Along with his group, Lo developed self-quenching and self-recovering mechanisms for semiconductor detectors capable of detecting single photons. He discovered the cycling excitation process (CEP) in disordered materials and developed photodetectors with intrinsic carrier multiplication gain based on this mechanism. The devices have applications in LiDAR and low-light imaging. By applying quantum mechanical principles, his group developed a model connecting fundamental physics to the operation of colloidal quantum dot heterojunctions. The work proposed that inter-dot resonant tunneling through ligands can be modeled as a diffusion process, allowing an effective diffusivity to be represented by parameters of the ligand molecules and solid-state cores.

===Biomedical devices===
Lo's group invented a bench-top microfluidic fluorescence-activated cell sorter (FACS), described as a compact version of the technology.

Lo's laboratory later integrated imaging capabilities into flow cytometry systems, including image-guided FACS systems and AI-enabled image-guided cell sorters. These systems associated cellular morphological features with genomic and proteomic information, expanding the scope of multiomics analysis.

His lab also developed high-throughput 3D imaging flow cytometry methods and incorporated artificial intelligence for cell analysis, classification, and cell-type discovery.

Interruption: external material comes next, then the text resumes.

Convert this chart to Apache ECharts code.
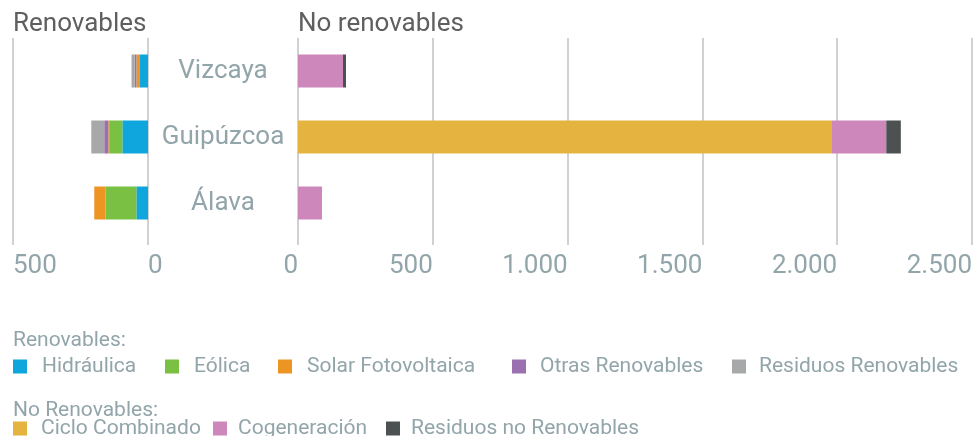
<!DOCTYPE html>
<html>
<head>
<meta charset="utf-8">
<script src="https://cdn.jsdelivr.net/npm/echarts@6/dist/echarts.min.js"></script>
<style>
html,body{margin:0;padding:0;background:#fff;}
#main{width:975px;height:436px;}
</style>
</head>
<body>
<div id="main"></div>
<script>
// ---- data ----
const categories = ['Vizcaya', 'Guipúzcoa', 'Álava'];
const hidraulica = [32, 95, 43];
const eolica = [0, 46, 114];
const solarFV = [11, 6, 42];
const otrasRenovables = [6, 15, 0];
const residuosRenovables = [12, 48, 0];
const cicloCombinado = [0, 1978, 0];
const cogeneracion = [167, 204, 89];
const residuosNoRenovables = [11, 54, 0];
const leftTicks = [0, 500];
const rightTicks = [0, 500, 1000, 1500, 2000, 2500];

const FONT = 'Roboto, "Noto Sans", sans-serif';
const LABEL_COLOR = '#92a5aa';
const GRID_COLOR = '#c2c2c2';

function fmt(v) { return String(v).replace(/\B(?=(\d{3})+(?!\d))/g, '.'); }

const colors = {
  'Hidráulica': '#0ea6dc',
  'Eólica': '#7ac143',
  'Solar Fotovoltaica': '#ec9523',
  'Otras Renovables': '#9a70b1',
  'Residuos Renovables': '#a6a8a9',
  'Ciclo Combinado': '#e5b33f',
  'Cogeneración': '#ce87ba',
  'Residuos no Renovables': '#4c5152'
};

function bar(name, data, side) {
  return {
    name: name, type: 'bar', data: data,
    xAxisIndex: side, yAxisIndex: side,
    stack: side === 0 ? 'ren' : 'noren',
    barWidth: '50%',
    itemStyle: { color: colors[name] },
    emphasis: { disabled: true }
  };
}

function legendItem(name, left, top, pad) {
  return {
    data: [name], left: left, top: top, padding: 0,
    icon: 'rect', itemWidth: 14, itemHeight: 14, itemGap: 0,
    selectedMode: false,
    textStyle: { fontFamily: FONT, fontSize: 21, color: LABEL_COLOR, padding: [0, 0, 0, pad] }
  };
}

function valueAxis(gridIndex, max, inverse, align) {
  return {
    type: 'value', gridIndex: gridIndex, min: 0, max: max, interval: 500, inverse: inverse,
    axisLine: { show: false },
    axisTick: { show: true, length: 9, lineStyle: { color: GRID_COLOR, width: 1.5 } },
    splitLine: { show: true, lineStyle: { color: GRID_COLOR, width: 1.5 } },
    axisLabel: {
      margin: 17, align: align, fontFamily: FONT, fontSize: 26, color: LABEL_COLOR,
      formatter: fmt
    }
  };
}

const chart = echarts.init(document.getElementById('main'), null, { renderer: 'canvas' });
chart.setOption({
  animation: false,
  title: [
    { text: 'Renovables', left: 13, top: 11, padding: 0,
      textStyle: { fontFamily: FONT, fontSize: 26, fontWeight: 'normal', color: '#5f5f5f' } },
    { text: 'No renovables', left: 298, top: 11, padding: 0,
      textStyle: { fontFamily: FONT, fontSize: 26, fontWeight: 'normal', color: '#5f5f5f' } },
    { text: 'Renovables:', left: 13, top: 330, padding: 0,
      textStyle: { fontFamily: FONT, fontSize: 21, fontWeight: 'normal', color: LABEL_COLOR } },
    { text: 'No Renovables:', left: 13, top: 400, padding: 0,
      textStyle: { fontFamily: FONT, fontSize: 21, fontWeight: 'normal', color: LABEL_COLOR } }
  ],
  legend: [
    legendItem('Hidráulica', 13, 356, 10),
    legendItem('Eólica', 165, 356, 10),
    legendItem('Solar Fotovoltaica', 278, 356, 10),
    legendItem('Otras Renovables', 512, 356, 9),
    legendItem('Residuos Renovables', 732, 356, 8),
    legendItem('Ciclo Combinado', 13, 418, 9),
    legendItem('Cogeneración', 213, 418, 6),
    legendItem('Residuos no Renovables', 386, 418, 6)
  ],
  grid: [
    { left: 13, width: 135, top: 38, height: 198 },
    { left: 298, width: 676, top: 38, height: 198 }
  ],
  xAxis: [
    valueAxis(0, leftTicks[leftTicks.length - 1], true, 'left'),
    valueAxis(1, rightTicks[rightTicks.length - 1], false, 'right')
  ],
  yAxis: [
    { type: 'category', gridIndex: 0, data: categories, inverse: true,
      axisLine: { show: false }, axisTick: { show: false }, axisLabel: { show: false } },
    { type: 'category', gridIndex: 1, data: categories, inverse: true,
      axisLine: { show: false }, axisTick: { show: false },
      axisLabel: { margin: 75, align: 'center', fontFamily: FONT, fontSize: 26, color: LABEL_COLOR } }
  ],
  series: [
    bar('Hidráulica', hidraulica, 0),
    bar('Eólica', eolica, 0),
    bar('Solar Fotovoltaica', solarFV, 0),
    bar('Otras Renovables', otrasRenovables, 0),
    bar('Residuos Renovables', residuosRenovables, 0),
    bar('Ciclo Combinado', cicloCombinado, 1),
    bar('Cogeneración', cogeneracion, 1),
    bar('Residuos no Renovables', residuosNoRenovables, 1)
  ]
});
</script>
</body>
</html>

Lo's group developed a physics-based analytical model for lateral flow assays (LFAs), relating device performance to underlying physical parameters. LFAs, including tests used for COVID-19 and pregnancy tests, are generally less sensitive than qPCR-based methods; the model provides a framework for analyzing and optimizing their performance. This work was applied to a fentanyl detection assay reported by the American Institute of Physics to be about 100 times more sensitive than commercial strips.

==Selected honors==

- Optica Fellow (2005)
- IEEE Fellow (2006)
- Fellow, National Academy of Inventors (2022)

==Bibliography==
- Lo, Y. H. (1991). New approach to grow pseudomorphic structures over the critical thickness. Applied Physics Letters, 59(18), 2311–2313.
- Bhat, R., & Lo, Y. H. (1993). U.S. Patent No. 5,207,864. Washington, DC: U.S. Patent and Trademark Office.
- Berdichevsky, Y., Khandurina, J., Guttman, A., & Lo, Y. H. (2004). UV/ozone modification of poly (dimethylsiloxane) microfluidic channels. Sensors and Actuators B: Chemical, 97(2-3), 402–408.
- Soci, C., Zhang, A., Xiang, B., Dayeh, S. A., Aplin, D. P. R., Park, J., ... & Wang, D. (2007). ZnO nanowire UV photodetectors with high internal gain. Nano letters, 7(4), 1003–1009.
- Park, J. H., Ndao, A., Cai, W., Hsu, L., Kodigala, A., Lepetit, T., ... & Kanté, B. (2020). Symmetry-breaking-induced plasmonic exceptional points and nanoscale sensing. Nature Physics, 16(4), 462–468.